So our initial thoughts would be that finding a property would not be a problem at all, there almost seems like there is an unlimited supply of houses, so when we are ready we can simply go in, put an offer in, get accepted and be done with the search and start investing. I think I was also falsely optimistic when I purchased my first house in Sydney. I only really looked for a couple weekends, went to approximately 6 open inspections of houses, submitted one offer and it was accepted. So I started to think that there was nothing stressful at all about trying to find a house.
Once we started to dig a little deeper in the Lee County houses, we soon found why there were so many houses listed for sale, basically 90% of them were just not worth the money, even for $50,000 they were just dead investments, either they had Chinese dry wall issues all throughout, or they were trashed inside by the previous owners leaving the property needing tens of thousands of remedial works. Quite often houses had termite damage, or simply the properties were just too far away for anyone to want to live there. A lot of the properties were also in undesirable areas, such as areas with a strong gang presence, typically Mexican gangs in this area.
So here we are now, looking at hundreds and hundreds of houses, where only 10% are of any good, still sound like there is not much of a problem. With discussion between the property manager and ourselves, we can find out if a house is worth it or not.
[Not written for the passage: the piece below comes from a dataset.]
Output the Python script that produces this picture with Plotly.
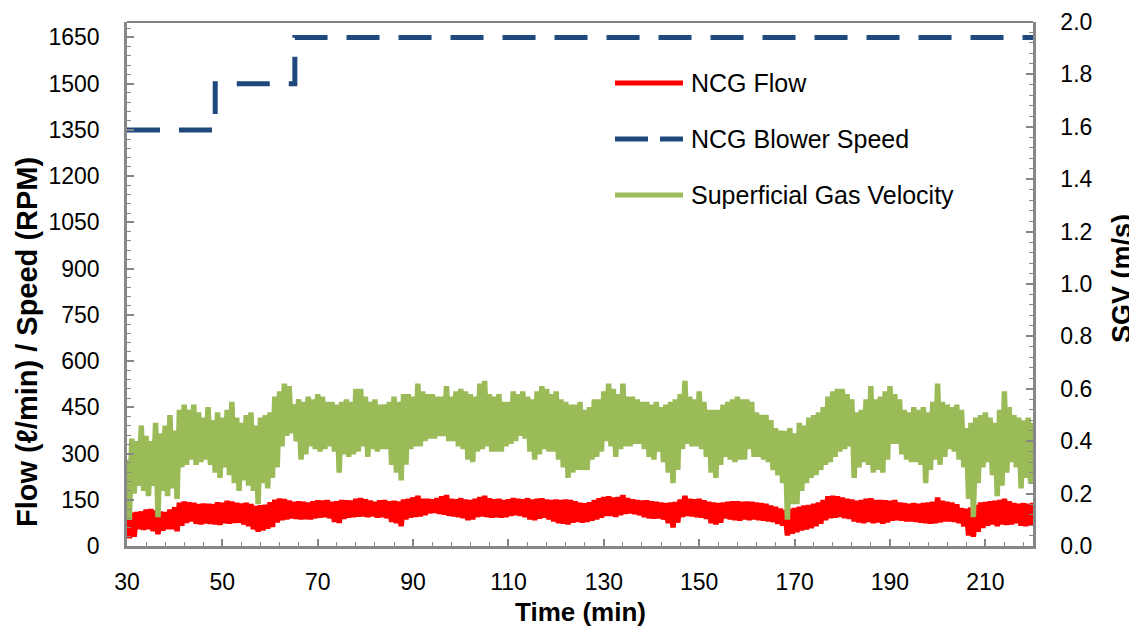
import numpy as np
import plotly.graph_objects as go

# ---------------- data ----------------
start_min = 30.0
step_min = 0.5

# NCG flow (l/min), samples every 0.5 min from 30 to 220
ncg_flow = [
    100, 25, 108, 30, 110, 55, 112, 52, 118, 55, 120, 48, 115, 38, 112, 50, 110, 55, 118, 55,
    126, 48, 140, 66, 144, 75, 142, 80, 140, 72, 136, 70, 138, 73, 137, 72, 136, 70, 142, 68,
    140, 74, 147, 72, 144, 75, 140, 76, 138, 70, 140, 64, 136, 54, 130, 46, 132, 50, 134, 56,
    142, 62, 150, 76, 154, 84, 152, 86, 147, 90, 143, 88, 145, 86, 143, 87, 141, 86, 145, 90,
    148, 92, 147, 94, 149, 90, 143, 78, 145, 75, 149, 88, 148, 92, 147, 94, 153, 95, 155, 96,
    151, 94, 147, 96, 143, 92, 148, 94, 149, 90, 145, 78, 147, 74, 144, 64, 151, 86, 153, 92,
    158, 94, 163, 96, 153, 100, 153, 106, 151, 108, 155, 104, 161, 102, 165, 98, 153, 96, 151, 94,
    155, 90, 151, 84, 149, 86, 153, 94, 159, 96, 163, 94, 155, 92, 151, 94, 153, 92, 149, 94,
    151, 98, 155, 100, 153, 98, 151, 94, 155, 86, 151, 84, 153, 89, 155, 92, 151, 86, 149, 80,
    151, 74, 149, 72, 151, 70, 149, 76, 145, 78, 140, 76, 138, 78, 142, 82, 149, 86, 155, 92,
    159, 98, 161, 98, 157, 94, 159, 100, 165, 104, 155, 106, 151, 104, 149, 100, 147, 94, 148, 90,
    145, 89, 143, 90, 141, 86, 139, 74, 141, 60, 143, 76, 151, 94, 163, 98, 153, 96, 151, 94,
    153, 92, 148, 88, 143, 74, 141, 70, 139, 76, 141, 90, 143, 86, 145, 84, 145, 82, 143, 86,
    144, 84, 143, 86, 141, 84, 139, 82, 137, 80, 131, 78, 127, 72, 121, 66, 117, 34, 121, 40,
    123, 45, 127, 50, 131, 54, 133, 58, 137, 64, 141, 72, 149, 84, 161, 90, 163, 92, 161, 94,
    157, 90, 153, 88, 151, 80, 147, 76, 149, 74, 153, 78, 155, 74, 149, 76, 149, 72, 148, 76,
    147, 82, 149, 84, 141, 82, 139, 80, 137, 80, 139, 78, 137, 76, 139, 74, 141, 72, 143, 74,
    157, 76, 147, 80, 143, 80, 141, 78, 135, 74, 123, 64, 121, 34, 125, 30, 133, 46, 141, 58,
    143, 66, 145, 70, 147, 64, 149, 70, 153, 68, 145, 70, 139, 74, 137, 66, 139, 64, 137, 68,
    140,
]

# Superficial gas velocity (m/s), samples every 0.5 min from 30 to 220
sgv = [
    .33, .10, .41, .20, .40, .23, .46, .21, .42, .19, .40, .23, .47, .11, .43, .21, .46, .19, .50, .22,
    .44, .18, .52, .30, .54, .31, .52, .33, .54, .31, .51, .32, .49, .33, .53, .31, .48, .28, .51, .26,
    .49, .30, .52, .27, .55, .24, .49, .21, .47, .25, .50, .23, .51, .21, .46, .16, .49, .24, .50, .22,
    .51, .26, .57, .30, .59, .38, .62, .42, .61, .43, .54, .40, .56, .33, .55, .35, .57, .38, .56, .37,
    .58, .36, .57, .37, .55, .38, .55, .36, .54, .28, .55, .35, .56, .34, .55, .35, .60, .36, .60, .38,
    .57, .34, .55, .37, .56, .36, .54, .37, .54, .37, .55, .31, .57, .28, .55, .25, .58, .31, .58, .37,
    .57, .38, .62, .38, .59, .40, .58, .41, .58, .41, .57, .42, .57, .42, .61, .40, .57, .40, .59, .38,
    .60, .37, .59, .33, .58, .32, .57, .36, .62, .37, .63, .38, .58, .36, .57, .36, .58, .36, .55, .38,
    .55, .39, .59, .40, .58, .42, .59, .41, .57, .36, .56, .33, .59, .35, .61, .37, .60, .36, .58, .36,
    .59, .33, .56, .30, .55, .26, .54, .28, .54, .29, .55, .29, .52, .29, .53, .33, .56, .34, .56, .36,
    .59, .40, .62, .38, .60, .34, .58, .37, .62, .38, .57, .38, .57, .39, .56, .39, .55, .37, .55, .34,
    .54, .33, .55, .36, .53, .32, .54, .28, .55, .24, .56, .29, .58, .37, .63, .39, .57, .38, .56, .38,
    .59, .37, .55, .34, .52, .28, .52, .26, .52, .31, .54, .34, .55, .33, .56, .32, .57, .33, .56, .33,
    .56, .37, .55, .34, .51, .34, .50, .33, .50, .32, .48, .29, .45, .27, .44, .24, .44, .10, .45, .16,
    .43, .16, .47, .21, .46, .24, .49, .26, .50, .27, .51, .29, .53, .31, .57, .32, .59, .34, .60, .36,
    .60, .37, .58, .38, .56, .26, .51, .30, .52, .32, .56, .31, .61, .28, .56, .29, .57, .28, .59, .33,
    .61, .39, .58, .39, .56, .35, .52, .33, .51, .32, .53, .32, .52, .31, .53, .24, .51, .29, .55, .33,
    .62, .31, .55, .34, .54, .37, .53, .36, .54, .33, .52, .30, .45, .18, .47, .11, .49, .24, .50, .30,
    .51, .32, .49, .27, .47, .19, .52, .23, .59, .28, .53, .32, .50, .30, .49, .22, .48, .26, .49, .24,
    .47,
]

# NCG blower speed (RPM) step changes
blower_time = [30, 48.5, 65.2, 220]
blower_rpm = [1350, 1500, 1650, 1650]

series_names = ["NCG Flow", "NCG Blower Speed", "Superficial Gas Velocity"]
x_ticks = [30, 50, 70, 90, 110, 130, 150, 170, 190, 210]
y_ticks = [0, 150, 300, 450, 600, 750, 900, 1050, 1200, 1350, 1500, 1650]
y2_ticks = [0.0, 0.2, 0.4, 0.6, 0.8, 1.0, 1.2, 1.4, 1.6, 1.8, 2.0]

time_flow = start_min + step_min * np.arange(len(ncg_flow))
time_sgv = start_min + step_min * np.arange(len(sgv))

RED = "#FF0000"
BLUE = "#1F497D"
GREEN = "#9BBB59"
AXIS = "#868686"
FONT = "Arial, Liberation Sans, sans-serif"

fig = go.Figure()
fig.add_trace(go.Scatter(x=time_flow, y=ncg_flow, mode="lines", name=series_names[0],
                         line=dict(color=RED, width=5.5), showlegend=False))
fig.add_trace(go.Scatter(x=blower_time, y=blower_rpm, mode="lines", name=series_names[1],
                         line=dict(color=BLUE, width=5, dash="33px,19px", shape="hv"),
                         showlegend=False))
fig.add_trace(go.Scatter(x=time_sgv, y=sgv, mode="lines", name=series_names[2], yaxis="y2",
                         line=dict(color=GREEN, width=5.5), showlegend=False))

# the page body adds an 8px offset, so the figure is 8px smaller and margins shifted
tickfont = dict(family=FONT, size=23, color="black")
fig.update_layout(
    width=1129, height=625,
    margin=dict(l=119, r=104, t=14, b=87, autoexpand=False),
    paper_bgcolor="white", plot_bgcolor="white",
    xaxis=dict(range=[30, 220], tickvals=x_ticks, ticks="inside", ticklen=7, tickwidth=1.5,
               tickcolor=AXIS, showline=True, linecolor=AXIS, linewidth=2.5, showgrid=False,
               zeroline=False, tickfont=tickfont, ticklabelstandoff=14, automargin=False,
               minor=dict(dtick=4, tick0=30, ticks="inside", ticklen=4, tickcolor=AXIS, tickwidth=1)),
    yaxis=dict(range=[0, 1700], tickvals=y_ticks, ticks="inside", ticklen=7, tickwidth=1.5,
               tickcolor=AXIS, showline=True, linecolor=AXIS, linewidth=2.5, showgrid=False,
               zeroline=False, tickfont=tickfont, ticklabelstandoff=20, automargin=False,
               minor=dict(dtick=30, tick0=0, ticks="inside", ticklen=4, tickcolor=AXIS, tickwidth=1)),
    yaxis2=dict(range=[0, 2.0], tickvals=y2_ticks, tickformat=".1f", overlaying="y", side="right",
                ticks="inside", ticklen=7, tickwidth=1.5, tickcolor=AXIS, showline=True,
                linecolor=AXIS, linewidth=2.5, showgrid=False, zeroline=False, tickfont=tickfont,
                ticklabelstandoff=20, automargin=False,
                minor=dict(dtick=0.04, tick0=0, ticks="inside", ticklen=4, tickcolor=AXIS, tickwidth=1)),
)

# top border of plot area
fig.add_shape(type="line", xref="paper", yref="paper", x0=0, x1=1, y0=1, y1=1,
              line=dict(color="black", width=1))

# axis titles
fig.add_annotation(text="<b>Time (min)</b>", xref="paper", yref="paper", x=0.501, y=-0.126,
                   showarrow=False, font=dict(family=FONT, size=26, color="black"),
                   xanchor="center", yanchor="middle")
fig.add_annotation(text="<b>Flow (ℓ/min) / Speed (RPM)</b>", xref="paper", yref="paper",
                   x=-0.111, y=0.39, textangle=-90, showarrow=False,
                   font=dict(family=FONT, size=29, color="black"),
                   xanchor="center", yanchor="middle")
fig.add_annotation(text="<b>SGV (m/s)</b>", xref="paper", yref="paper", x=1.098, y=0.511,
                   textangle=-90, showarrow=False, font=dict(family=FONT, size=27, color="black"),
                   xanchor="center", yanchor="middle")

# legend (drawn manually to match the long line samples)
legend_rows = [83, 139, 195]
legend_styles = [dict(color=RED, width=5), dict(color=BLUE, width=5, dash="33px,12px"),
                 dict(color=GREEN, width=5)]
for name, ypx, style in zip(series_names, legend_rows, legend_styles):
    yp = (546 - ypx) / 524
    fig.add_shape(type="line", xref="paper", yref="paper", x0=(615 - 127) / 906,
                  x1=(683 - 127) / 906, y0=yp, y1=yp, line=style)
    fig.add_annotation(text=name, xref="paper", yref="paper", x=(689 - 127) / 906, y=yp,
                       showarrow=False, xanchor="left", yanchor="middle",
                       font=dict(family=FONT, size=25, color="black"))

fig.write_html("out.html")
Unfortunately, as I have discussed in a different post, there is a difficulty with communicating with our property manager in Florida, with the time zones making it very hard to have an effective and efficient talk. These delays meant that the properties we saw that met our desired criteria had just about always been sold before we had the chance of putting an offer in. The good properties seem to get snapped up very quickly, normally within hours of being put up for listing, seems professional investors keep a very close eye on new listings, and are ready to act fast. It made it very hard to compete with people like this, I imagine it would have been a lot easier if we had been in Florida in person and been able to work physically together with our property manager when trying to find a property.
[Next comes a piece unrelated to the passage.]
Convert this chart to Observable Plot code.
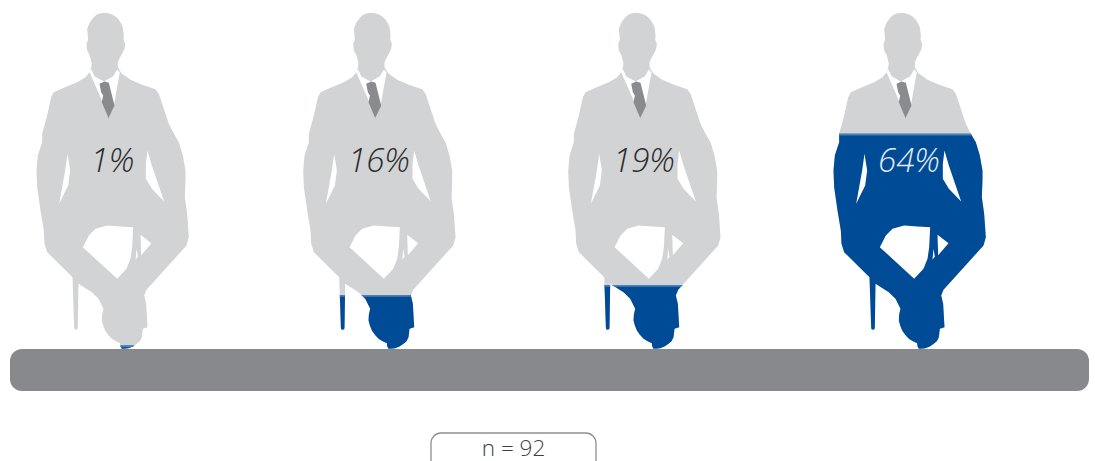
<!DOCTYPE html>
<html>
<head>
<meta charset="utf-8">
<script src="https://cdn.jsdelivr.net/npm/d3@7"></script>
<script src="https://cdn.jsdelivr.net/npm/@observablehq/plot@0.6"></script>
<style>html,body{margin:0;padding:0;background:#fff;overflow:hidden}svg{display:block}</style>
</head>
<body>
<div id="chart"></div>
<script>
// Chart values
const percentages = [1, 16, 19, 64];
const percentLabels = ["1%", "16%", "19%", "64%"];
const sampleLabel = "n = 92";

// Pictogram glyph outlines, in glyph units (3 units = 1 px)
const body = [[250,37],[264,38],[275,42],[286,49],[295,58],[302,69],[307,80],[310,105],[309,118],[314,130],[312,145],[305,160],[298,172],[292,185],[292,200],[303,218],
[330,238],[365,253],[405,266],[415,280],[430,325],[445,370],[460,400],[475,425],[487,465],[495,510],[495,540],[493,590],[500,640],[505,710],[498,735],
[378,868],[371,885],[377,910],[381,980],[367,985],[364,1010],[358,1022],[349,1030],[337,1038],[324,1043],[312,1045],[304,1045],[300,1038],[299,1028],[286,1022],[274,1015],[263,1003],[254,990],[248,975],[244,960],[245,942],[249,925],[234,895],[214,875],[174,850],
[172,980],[171,986],[166,988],[162,986],[161,980],[156,830],[80,755],[72,730],[70,690],[60,630],[50,560],[48,510],[52,465],[65,425],[65,400],[80,345],[92,290],[100,275],[130,262],[170,245],[195,230],[210,212],
[214,190],[208,165],[200,150],[198,130],[203,118],[200,85],[208,65],[218,52],[228,43],[238,39]];
const holes = [
  [[141,460],[149,510],[143,555],[116,610],[134,510]],
  [[381,450],[394,495],[431,603],[394,565],[376,535],[376,490]],
  [[187,740],[205,705],[225,685],[260,675],[300,678],[338,680],[335,740],[330,775],[318,805],[290,835]],
  [[360,703],[393,728],[362,764]],
  [[348,745],[345,778],[352,768]]
];
const shirt = [[207,215],[213,207],[222,227],[250,243],[278,227],[290,207],[298,215],[280,315],[264,353],[242,295]];
const tie = [[237,250],[252,243],[265,247],[282,315],[264,353],[244,305],[248,285],[242,275]];
const glyphTop = 37, glyphBottom = 1045;

// Keep only the part of a polygon inside a horizontal band of glyph units
function clipEdge(poly, inside, cross) {
  const out = [];
  poly.forEach((p, i) => {
    const q = poly[(i + 1) % poly.length];
    const a = inside(p), b = inside(q);
    if (a) out.push(p);
    if (a !== b) {
      const t = (cross - p[1]) / (q[1] - p[1]);
      out.push([p[0] + t * (q[0] - p[0]), cross]);
    }
  });
  return out;
}
const band = (poly, y0, y1) =>
  clipEdge(clipEdge(poly, p => p[1] >= y0, y0), p => p[1] <= y1, y1);

const figureOffsets = [0, 266.7, 531.7, 797];
const level = p => glyphBottom - (glyphBottom - glyphTop) * p / 100;
const toRows = (poly, fig, id) => poly.map(([u, v]) => ({
  x: 20 + u / 3 + figureOffsets[fig],
  y: v / 3,
  id: `${id}-${fig}`
}));
const layer = make => percentages.flatMap((p, fig) =>
  make(p).flatMap((poly, k) => toRows(poly, fig, k)));

const silhouette = layer(() => [body]);
const filled = layer(p => [band(body, level(p) , glyphBottom + 1)]);
const highlight = layer(p => [band(body, level(p), level(p) + 5)]);
const cutouts = layer(() => [...holes, shirt]);
const ties = layer(() => [tie]);

const labels = percentages.map((p, i) => ({
  label: percentLabels[i],
  x: [112, 378.5, 643.5, 908.5][i],
  dark: p < 50
}));

const poly = (rows, fill) => Plot.line(rows, {x: "x", y: "y", z: "id", fill, stroke: "none", curve: "linear-closed"});

const chart = Plot.plot({
  width: 1095,
  height: 461,
  margin: 0,
  x: {domain: [0, 1095], range: [0, 1095], axis: null},
  y: {domain: [0, 461], range: [0, 461], axis: null},
  style: {background: "#fff", fontFamily: "'Open Sans', sans-serif"},
  marks: [
    poly(silhouette, "#d1d3d4"),
    poly(filled, "#004b96"),
    poly(highlight, "#4a80b8"),
    poly(cutouts, "#ffffff"),
    poly(ties, "#8a8b8f"),
    Plot.rect([0], {x1: () => 10, x2: () => 1089, y1: () => 349, y2: () => 391, fill: "#88898d", rx: 12, ry: 12}),
    Plot.text(labels, {
      x: "x", y: () => 161, text: "label",
      fill: d => d.dark ? "#2b2b2d" : "#e3eaf3",
      fontSize: 33, fontStyle: "italic", fontWeight: 300,
      fontFamily: "'Open Sans', sans-serif"
    }),
    Plot.rect([0], {x1: () => 431, x2: () => 596, y1: () => 433, y2: () => 480, fill: "none", stroke: "#8e8f93", strokeWidth: 1.3, rx: 10, ry: 10}),
    Plot.text([sampleLabel], {
      x: () => 513, y: () => 448, text: d => d,
      fill: "#3f3f41", fontSize: 22.5, fontWeight: 300,
      fontFamily: "'Open Sans', sans-serif"
    })
  ]
});
document.getElementById("chart").append(chart);
</script>
</body>
</html>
As you can see, with things going very fast, it is important that you have everything ready when you start placing offers on houses, this turned out to be quite annoying for us, as we had $40,000 sitting in our Interactive Brokers account, in US Dollars, waiting to be used to buy a house. This would have been fine, except we initially put the money into the account in December 2011, we did not end up purchasing a property late April 2012, so there was effectively 5 months of money doing nothing for us. This money was taken out of my home loan offset account, which meant I was forced to pay extra interest. At a 7% interest rate, this equated to an extra $1,200 or so, a significant amount.
So although we did not end up getting a property until April 2012, we did start putting offers in on properties from December 2011, at first we were very hesitant and thorough, making sure we read through all the offer documents and making sure we understood everything, over time we were able to trust our property manager more and in the end we almost signed the offer papers without even reading them. There is a cooling out period in the offers, typically 10 days, so we were able to withdraw the offers if they were accepted, and we had a better chance to be able to look through the property.
At the start, we also only made sure we had one offer in at any one time, if we submitted offers on more than one property, if they were both accepted, we would be responsible to purchase the properties, well actually I guess we could cancel one of them during the cooling off period, but it was still dangerous to offer on more than one property just in case. But soon we found that the waiting time between submitting an offer and being notified if you were successful or not, was weeks, so it was just wasting our time. So we ended up quite often having offers on up to 5 properties concurrently. We also found that short sales tended to be even slower, and would quite often sit with the banks for months before they accepted or rejected the offer.
In the end the property we purchased ended up being a short sale. I cannot remember the exact timeline of how everything went, but from memory it was something like this –
January 5th 2012 – Initial offer submitted at $42,900
January 10th 2012 – Offer accepted by owner of the house
January 20th 2012 – Bank counteroffers with $44,000
January 31st 2012 – We re-offer the asking price of $44,000
March 10th 2012 – Bank reject our offer for the property
March 25th 2012 – Bank changes decision and says offer is back on the table
April 3rd 2012 – Bank accepts offer for $44,000
April 28th 2012 – Money transferred into title account, house is officially ours!
As you can see from the above, there were a couple of months between initial submission of the offer, and the final purchase of the property. Being a short sale, the bank seems to slow down the process to a snail’s pace. Which to be honest I do not understand, you would think a bank is trying to get as much money as they can, and although they are accepting a loss on the property as the sale price would not match the existing loan, it is still better than holding on to the property.
Anyway, in summary, I believe we submitted offers on about 20 properties, and approximately 16 of those were rejected by the owner or the bank, 3 or so would have been withdrawn by us due to issues found during a more stringent inspection, and lucky last was accepted and is now officially ours.